Treasury Yields Jump Back Above 4% as Bond Market Loses Its Patience
The 10-year Treasury yield climbed to 4.05% yesterday, up from 3.97% just last week — pushing back above the psychologically important 4% threshold that bond traders have been dancing around for months. This isn’t a massive move in absolute terms, but the timing tells a story about shifting expectations.
Here’s what’s interesting: yields have been stuck in this narrow 4.02% to 4.05% range for the past week, suggesting the bond market is wrestling with conflicting signals. When yields hover in tight ranges like this, it usually means investors are waiting for clarity on something big — either inflation data, Fed policy signals, or economic growth concerns. The fact that we’re breaking higher, even modestly, suggests the “higher for longer” camp is gaining ground over the “cuts are coming” crowd.
This puts the 10-year right back where it was in late February, erasing what looked like a potential downward trend. From a capital allocation perspective, 4% yields represent serious competition for stocks — especially growth stocks that depend on low borrowing costs to fund expansion. When safe government bonds pay 4%, corporate investment decisions get harder to justify, and stock valuations face natural pressure.
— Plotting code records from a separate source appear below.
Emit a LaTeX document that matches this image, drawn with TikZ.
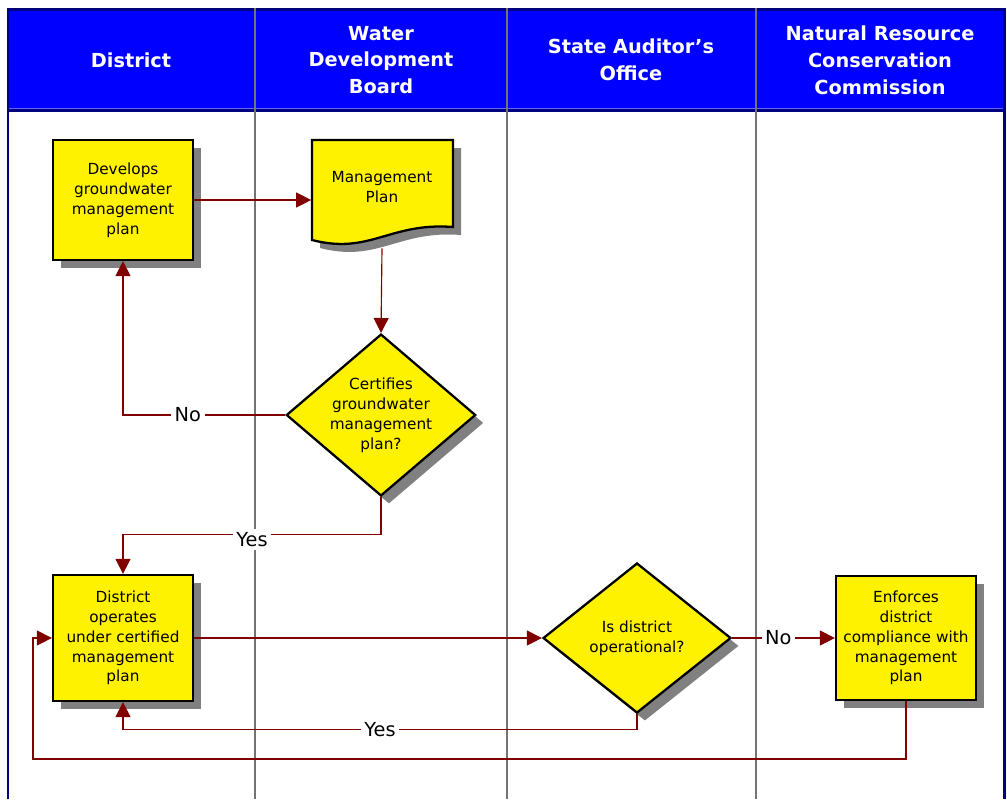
\documentclass[tikz,border=0pt]{standalone}
\usepackage{fontspec}
\setmainfont{DejaVu Sans}
\usetikzlibrary{arrows.meta,shapes.geometric,shadows,positioning}

\definecolor{laneblue}{RGB}{0,0,255}
\definecolor{lanenavy}{RGB}{0,0,128}
\definecolor{flowred}{RGB}{128,0,0}
\definecolor{shadowgray}{RGB}{128,128,128}

\tikzset{
  stepshadow/.style={drop shadow={shadow xshift=4.5pt, shadow yshift=-4.5pt, fill=shadowgray, opacity=1}},
  taskbox/.style={rectangle, draw=black, line width=1.3pt, fill=yellow, minimum width=2.8cm,
    minimum height=2.4cm, text width=2.6cm, align=center, inner sep=0pt,
    font=\fontsize{8.7}{11.3}\selectfont, stepshadow},
  decision/.style={diamond, draw=black, line width=1.3pt, fill=yellow, inner sep=0pt,
    align=center, font=\fontsize{8.7}{11.3}\selectfont, stepshadow},
  flow/.style={draw=flowred, line width=0.65pt},
  flowarrow/.style={flow, -{Triangle[length=8.5pt,width=8.5pt]}},
  answer/.style={fill=white, font=\fontsize{11}{13}\selectfont, inner sep=2pt},
  lanehead/.style={text=white, font=\bfseries\fontsize{11}{15.3}\selectfont, align=center},
  lane/.style={draw=black!55, line width=1.2pt}
}

\begin{document}
\begin{tikzpicture}[x=0.02cm, y=-0.02cm]
    \useasboundingbox (0,0) rectangle (1007,799);

    \fill[laneblue] (7,8) rectangle (1005,110);
    \draw[blue!60!white, line width=0.5pt] (9,108) -- (1003,108);
    \draw[lanenavy, line width=1.7pt] (8,799) -- (8,9) -- (1004,9) -- (1004,799);
    \draw[lanenavy, line width=1.5pt] (8,110.5) -- (1004,110.5);

    \foreach \x in {255,507,756}
    \draw[lane] (\x,8) -- (\x,799);

    \node[lanehead] (hdistrict) at (131,60) {District};
    \node[lanehead] (hboard) at (381,60) {Water\\Development\\Board};
    \node[lanehead] (hauditor) at (631,60) {State Auditor’s\\Office};
    \node[lanehead] (hcommission) at (880,60) {Natural Resource\\Conservation\\Commission};

    \node[taskbox] (develop) at (123,200) {Develops\\groundwater\\management\\plan};

    \fill[shadowgray] (320,148) -- (461,148) -- (461,235) .. controls (398,230) and (378,263) .. (320,248) -- cycle;
    \draw[line width=1.3pt, fill=yellow] (312,140) -- (453,140) -- (453,227) .. controls (390,222) and (370,255) .. (312,240) -- cycle;
    \node[minimum width=2.82cm, minimum height=2.44cm, align=center,
      font=\fontsize{8.7}{11.3}\selectfont] (plan) at (382,187) {Management\\Plan};

    \node[decision, minimum width=3.66cm, minimum height=3.14cm, aspect=1.17] (certify) at (381,415)
      {Certifies\\groundwater\\management\\plan?};

    \node[taskbox, minimum height=2.52cm] (operate) at (123,638) {District\\operates\\under certified\\management\\plan};
    \node[decision, minimum width=3.76cm, minimum height=3.0cm, aspect=1.25] (operational) at (637,638)
      {Is district\\operational?};
    \node[taskbox, minimum height=2.48cm] (enforce) at (906,638) {Enforces\\district\\compliance with\\management\\plan};

    \coordinate (back) at (33,759);

    \draw[flowarrow] (develop.east) -- (develop.east -| plan.west);
    \draw[flowarrow] (plan.south) -- (certify.north);
    \draw[flowarrow] (certify.west) -| node[answer, pos=0.3] {No} (develop.south);
    \draw[flowarrow] (certify.south) -- ++(0,37) -| node[answer, pos=0.25, yshift=-3pt] {Yes} (operate.north);
    \draw[flowarrow] (operate.east) -- (operational.west);
    \draw[flowarrow] (operational.east) -- node[answer, pos=0.45] {No} (enforce.west);
    \draw[flowarrow] (operational.south) -- ++(0,15) -| node[answer, pos=0.25] {Yes} (operate.south);
    \draw[flowarrow] (enforce.south) |- (back) |- (operate.west);
\end{tikzpicture}
\end{document}
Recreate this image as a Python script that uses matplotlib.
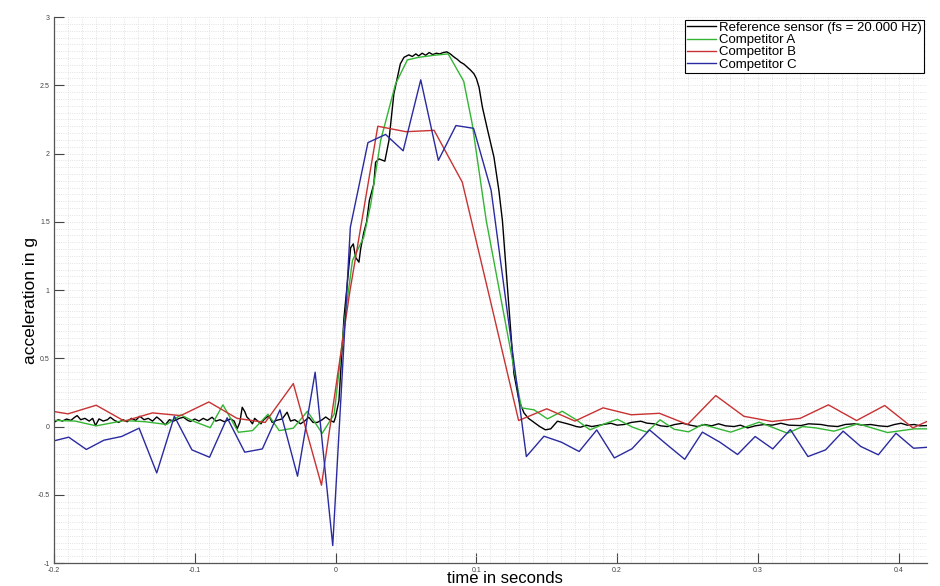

Historically, when Treasury yields move back above round numbers like 4% after testing lower, many professional investors start reassessing their duration risk and looking more closely at shorter-term bonds or dividend-paying value stocks. This type of yield environment has often coincided with rotation away from high-multiple growth names toward more defensive positions.
Bottom Line: The bond market just voted for “no easy money” — at least for now. The real question is whether this 4%+ level becomes the new floor or just another ceiling to break through.